Shanon, former head of the Hebrew University psychology department, said his first experience with ayahuasca was in 1991 when he was invited to a religious ceremony in the northern Amazon in 1991 in Brazil. “I experienced visions that had spiritual-religious connotations,” he says. Since that time, he has used it hundreds of times, and has published a book about the plant.

Of course, theories like this are nothing new. The late-ethnobotanist Terrence McKenna famously hypothesized that psychedelic plants were the catalyst for human evolution with his “Stoned Ape” Theory:

McKenna theorized that as the North African jungles receded toward the end of the most recent ice age, giving way to grasslands, a branch of our tree-dwelling primate ancestors left the branches and took up a life out in the open — following around herds of ungulates, nibbling what they could along the way.
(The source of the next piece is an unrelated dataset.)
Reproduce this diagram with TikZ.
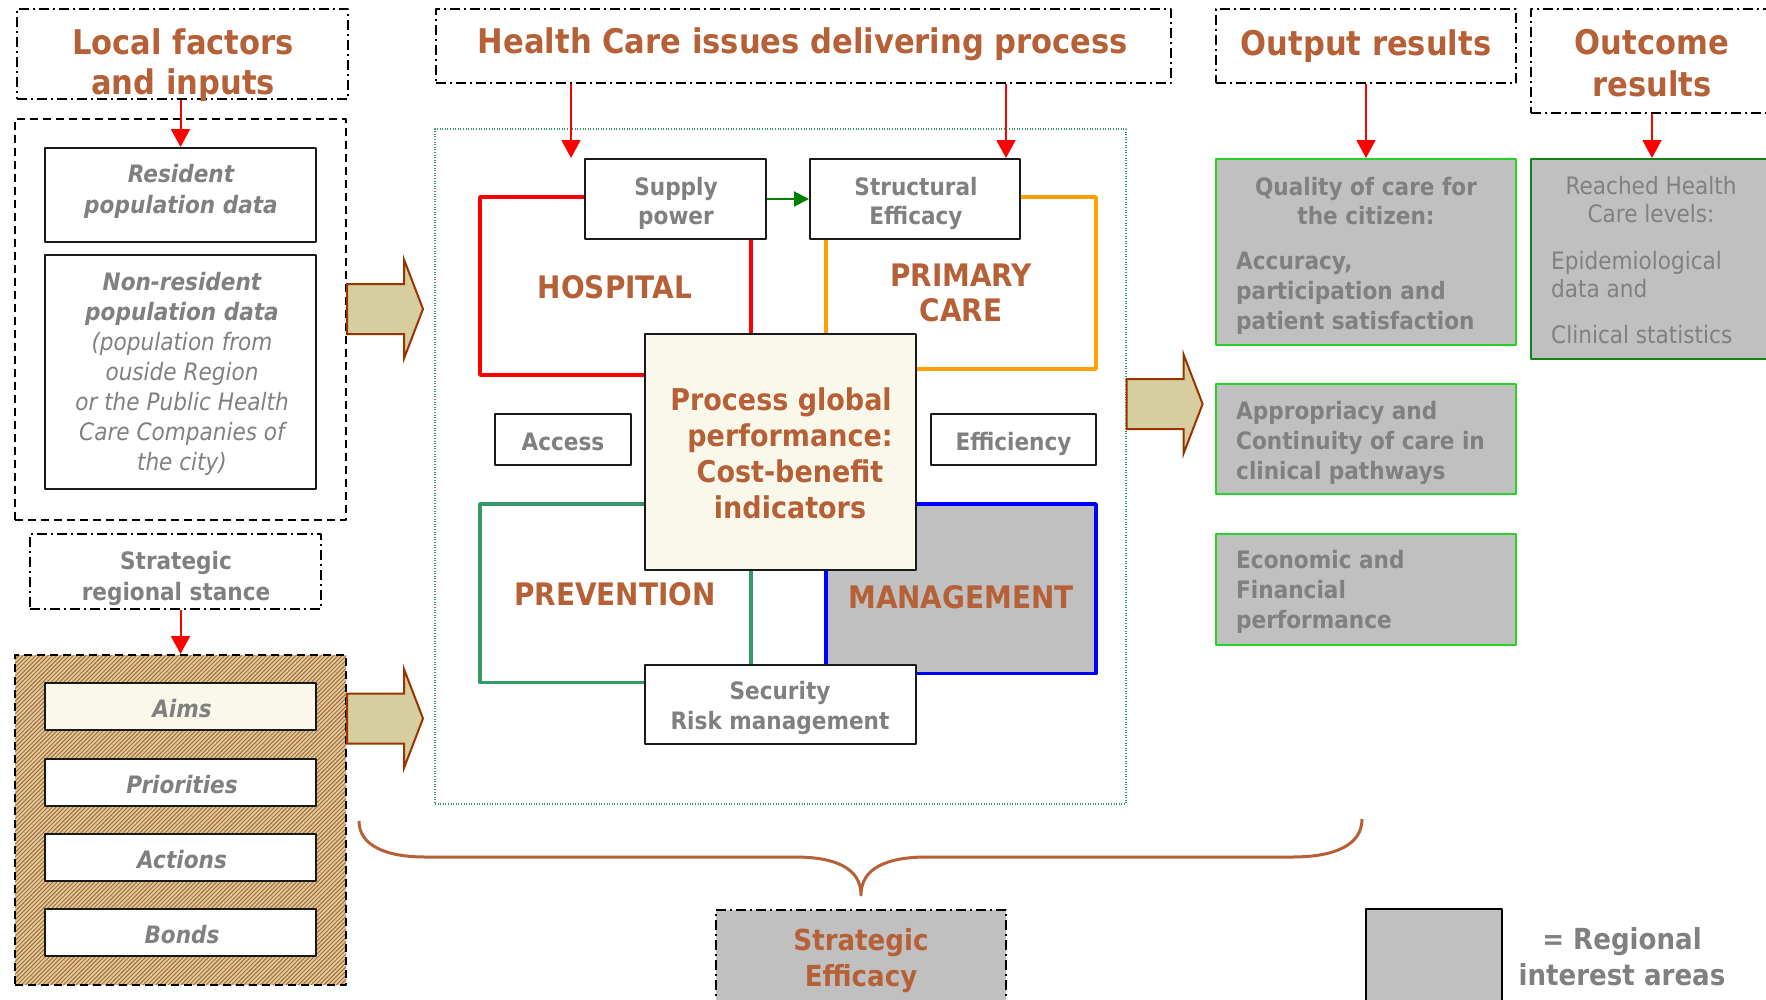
\documentclass[tikz,border=0pt]{standalone}
\usepackage{fontspec}
\setmainfont[FakeStretch=0.9]{DejaVu Sans}
\usetikzlibrary{arrows.meta,fit}

\definecolor{headbrown}{RGB}{181,96,54}
\definecolor{txtgray}{RGB}{128,128,128}
\definecolor{areagray}{RGB}{192,192,192}
\definecolor{khaki}{RGB}{214,206,158}
\definecolor{rust}{RGB}{153,51,0}
\definecolor{stripe}{RGB}{180,104,58}
\definecolor{hospred}{RGB}{255,0,0}
\definecolor{careorange}{RGB}{255,160,0}
\definecolor{prevgreen}{RGB}{51,153,102}
\definecolor{mgmtblue}{RGB}{0,0,255}
\definecolor{outgreen}{RGB}{40,210,40}
\definecolor{darkgreen}{RGB}{20,130,20}
\definecolor{cream}{RGB}{250,248,234}

\newcommand\txtsize[2]{\fontsize{#1}{#2}\selectfont}

% text nodes sit on the baseline of their last line
\tikzset{
  hdbox/.style={draw, line width=2, dash pattern=on 10pt off 4pt on 2pt off 4pt, inner sep=0},
  grpbox/.style={draw, line width=2, dash pattern=on 8pt off 5pt, inner sep=0},
  plainbox/.style={draw=black!90, line width=2, fill=white, inner sep=0},
  areabox/.style={draw=outgreen, line width=2, fill=areagray, inner sep=0},
  quad/.style={line width=3.5, inner sep=0},
  hdtxt/.style={text=headbrown, font=\txtsize{34}{40.7}\bfseries, align=center, anchor=base, inner sep=0},
  quadtxt/.style={text=headbrown, font=\txtsize{31}{35.3}\bfseries, align=center, anchor=base, inner sep=0},
  graytxt/.style={text=txtgray, font=\txtsize{24}{29.6}\bfseries, align=center, anchor=base, inner sep=0},
  redline/.style={draw=red, line width=2},
  greenline/.style={draw=green!50!black, line width=2, -{Triangle[length=15pt,width=15pt]}},
  brace/.style={draw=headbrown, line width=3},
  blockarrow/.pic={
    \draw[draw=rust, fill=khaki, line width=2, line join=miter]
      (0,-25) -- (57,-25) -- (57,-49.5) -- (76,0) -- (57,49.5) -- (57,25) -- (0,25) -- cycle;
  }
}

\begin{document}
\begin{tikzpicture}[x=1pt, y=-1pt, line join=round,
    >={Triangle[length=18pt,width=19pt]}]
  \useasboundingbox (0,0) rectangle (1766,999);
  \clip (0,0) rectangle (1766,999);

  % local factors column
  \node[hdbox, fit={(17,9) (348,99)}] (lfhead) {};
  \node[grpbox, fit={(15,119) (346,520)}] (lfgroup) {};
  \node[plainbox, fit={(45,148) (316,242)}] (resid) {};
  \node[plainbox, fit={(45,255) (316,489)}] (nonres) {};
  \node[hdtxt] (lfhead-t) at (183,94.7) {Local factors\\and inputs};
  \node[graytxt, font=\txtsize{24}{30.4}\bfseries\itshape] (resid-t) at (181,213) {Resident\\population data};
  \node[graytxt, font=\txtsize{24}{29.9}\itshape] (nonres-t) at (182,470)
    {\textbf{Non-resident}\\\textbf{population data}\\(population from\\ouside Region\\or the Public Health\\Care Companies of\\the city)};
  \draw[redline,->] (lfhead.south -| resid.north) -- (resid.north);

  \node[hdbox, fit={(30,534) (321,609)}] (stance) {};
  \node[graytxt, font=\txtsize{24}{31}\bfseries] (stance-t) at (176,600) {Strategic\\regional stance};

  % hatched policy group
  \begin{scope}
    \clip (15,655) rectangle (346,985);
    \fill[khaki] (15,655) rectangle (346,985);
    \foreach \k in {-334,-329.8,...,336}
      \draw[stripe, line width=1] (15+\k,985) -- ++(334,-334);
  \end{scope}
  \node[grpbox, fit={(15,655) (346,985)}] (policy) {};
  \foreach \n/\y/\lbl/\bg in {aims/683/Aims/cream, prio/759/Priorities/white,
      acts/834/Actions/white, bonds/909/Bonds/white} {
    \node[plainbox, fill=\bg, fit={(45,\y) (316,\y+47)}] (\n) {};
    \node[graytxt, font=\txtsize{24}{30}\bfseries\itshape] (\n-t) at (182,\y+34.5) {\lbl};
  }
  \draw[redline,->] (stance.south -| policy.north) -- (policy.north);

  \pic at (lfgroup.east |- 0,309) {blockarrow};
  \pic at (policy.east |- 0,718.5) {blockarrow};

  % delivering process
  \node[hdbox, fit={(436,9) (1171,83)}] (hchead) {};
  \node[hdtxt] (hchead-t) at (803,53) {Health Care issues delivering process};
  \node[draw=prevgreen, line width=1.2, dash pattern=on 1pt off 1.6pt, inner sep=0,
    fit={(435,129) (1126,804)}] (process) {};
  \pic at (process.east |- 0,404) {blockarrow};

  \node[quad, draw=hospred, fit={(480,197) (751,375)}] (hosp) {};
  \node[quad, draw=careorange, fit={(826,197) (1096,369)}] (prim) {};
  \node[quad, draw=prevgreen, fit={(480,504) (751,682.5)}] (prev) {};
  \node[quad, draw=mgmtblue, fill=areagray, fit={(826,504) (1096,673.6)}] (mgmt) {};

  \node[plainbox, fit={(585,159) (766,239)}] (supply) {};
  \node[plainbox, fit={(810,159) (1020,239)}] (struct) {};
  \node[plainbox, fill=cream, fit={(645,334) (916,570)}] (perf) {};
  \node[plainbox, fit={(495,414) (631,465)}] (access) {};
  \node[plainbox, fit={(931,414) (1096,465)}] (effic) {};
  \node[plainbox, fit={(645,665) (916,744)}] (secur) {};
  \draw[greenline] (supply) -- (struct);

  \coordinate (hosptip) at (571,158);
  \coordinate (primtip) at (1006,158);
  \draw[redline,->] (hchead.south -| hosptip) -- (hosptip);
  \draw[redline,->] (hchead.south -| primtip) -- (primtip);

  \node[graytxt] (supply-t) at (676,224.9) {Supply\\power};
  \node[graytxt] (struct-t) at (916,224.9) {Structural\\Efficacy};
  \node[quadtxt] (hosp-t) at (615,298.6) {HOSPITAL};
  \node[quadtxt] (prim-t) at (961,321.8) {PRIMARY\\CARE};
  \node[quadtxt] (prev-t) at (615,605.3) {PREVENTION};
  \node[quadtxt] (mgmt-t) at (961,608.8) {MANAGEMENT};
  \node[hdtxt, font=\txtsize{30}{36}\bfseries] (perf-t) at (790,518.7)
    {Process global\hspace*{18pt}\\performance:\\Cost-benefit\\indicators};
  \node[graytxt] (access-t) at (563,450.4) {Access};
  \node[graytxt] (effic-t) at (1013.5,450.4) {Efficiency};
  \node[graytxt] (secur-t) at (780,729.4) {Security\\Risk management};

  % results columns
  \node[hdbox, fit={(1216,9) (1516,83)}] (outhead) {};
  \node[hdtxt] (outhead-t) at (1366,55) {Output results};
  \node[hdbox, fit={(1531,9) (1800,113)}] (ochead) {};
  \node[hdtxt, font=\txtsize{34}{42.4}\bfseries] (ochead-t) at (1652,96.7) {Outcome\\results};

  \node[areabox, fit={(1216,159) (1516,345)}] (quality) {};
  \node[areabox, draw=darkgreen, fit={(1531,159) (1800,359)}] (reached) {};
  \node[areabox, fit={(1216,384) (1516,494)}] (approp) {};
  \node[areabox, fit={(1216,534) (1516,645)}] (econ) {};
  \draw[redline,->] (outhead) -- (quality);
  \draw[redline,->] (ochead.south -| ochead-t) -- (reached.north -| ochead-t);

  \node[graytxt] (quality-t) at (1366,224.6) {Quality of care for\\the citizen:};
  \node[graytxt, anchor=base west, align=left, font=\txtsize{24}{30.3}\bfseries] (quality-d) at (1236,329.6)
    {Accuracy,\\participation and\\patient satisfaction};
  \node[graytxt, font=\txtsize{24}{28.4}] (reached-t) at (1651,222.7) {Reached Health\\Care levels:};
  \node[graytxt, anchor=base west, align=left, font=\txtsize{24}{28.4}] (reached-d) at (1551,343.3)
    {Epidemiological\\data and\\[17.2pt]Clinical statistics};
  \node[graytxt, anchor=base west, align=left, font=\txtsize{24}{30}\bfseries] (approp-t) at (1236,479.2)
    {Appropriacy and\\Continuity of care in\\clinical pathways};
  \node[graytxt, anchor=base west, align=left, font=\txtsize{24}{30}\bfseries] (econ-t) at (1236,628.8)
    {Economic and\\Financial\\performance};

  % brace down to strategic efficacy
  \draw[brace] (359,821) .. controls (359,845) and (385,857) .. (425,857) -- (795,857)
    .. controls (835,857) and (861,868) .. (861,895)
    .. controls (861,868) and (887,857) .. (927,857) -- (1292,857)
    .. controls (1335,857) and (1362,845) .. (1362,819);

  \node[hdbox, fill=areagray, fit={(716,910) (1006,1020)}] (stratgoal) {};
  \node[hdtxt, font=\txtsize{29}{36}\bfseries] (stratgoal-t) at (861,986) {Strategic\\Efficacy};

  \node[draw, line width=2, fill=areagray, inner sep=0, fit={(1366,909) (1502,1020)}] (legend) {};
  \node[graytxt, font=\txtsize{29}{36}\bfseries] (legend-t) at (1622,985) {= Regional\\interest areas};
\end{tikzpicture}
\end{document}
Among the new items in their diet were psilocybin-containing mushrooms growing in the dung of these ungulate herds. McKenna, referencing the research of Roland L. Fisher, claimed enhancement of visual acuity as an effect of psilocybin at low doses, and supposed that this would have conferred an adaptive advantage. He also argued that the effects of slightly larger doses, including a physical sexual arousal (again, not reported as a typical effect in scientific studies) — and in still larger doses, ecstatic hallucinations and glossolalia — gave evolutionary advantages to those tribes who partook of it. There were many changes caused by the introduction of this drug to the primate diet. McKenna theorizes, for instance, that synesthesia (the blurring of boundaries between the senses) caused by psilocybin led to the development of spoken language: the ability to form pictures in another person’s mind through the use of vocal sounds.

About 12,000 years ago, further climate changes removed the mushroom from the human diet, which McKenna argued to result in a new set of profound changes in our species as we reverted to pre-mushroomed and brutal primate social structures that had been modified and/or repressed by frequent consumption of psilocybin.

Is god really a mushroom? Who knows? Certainly not me.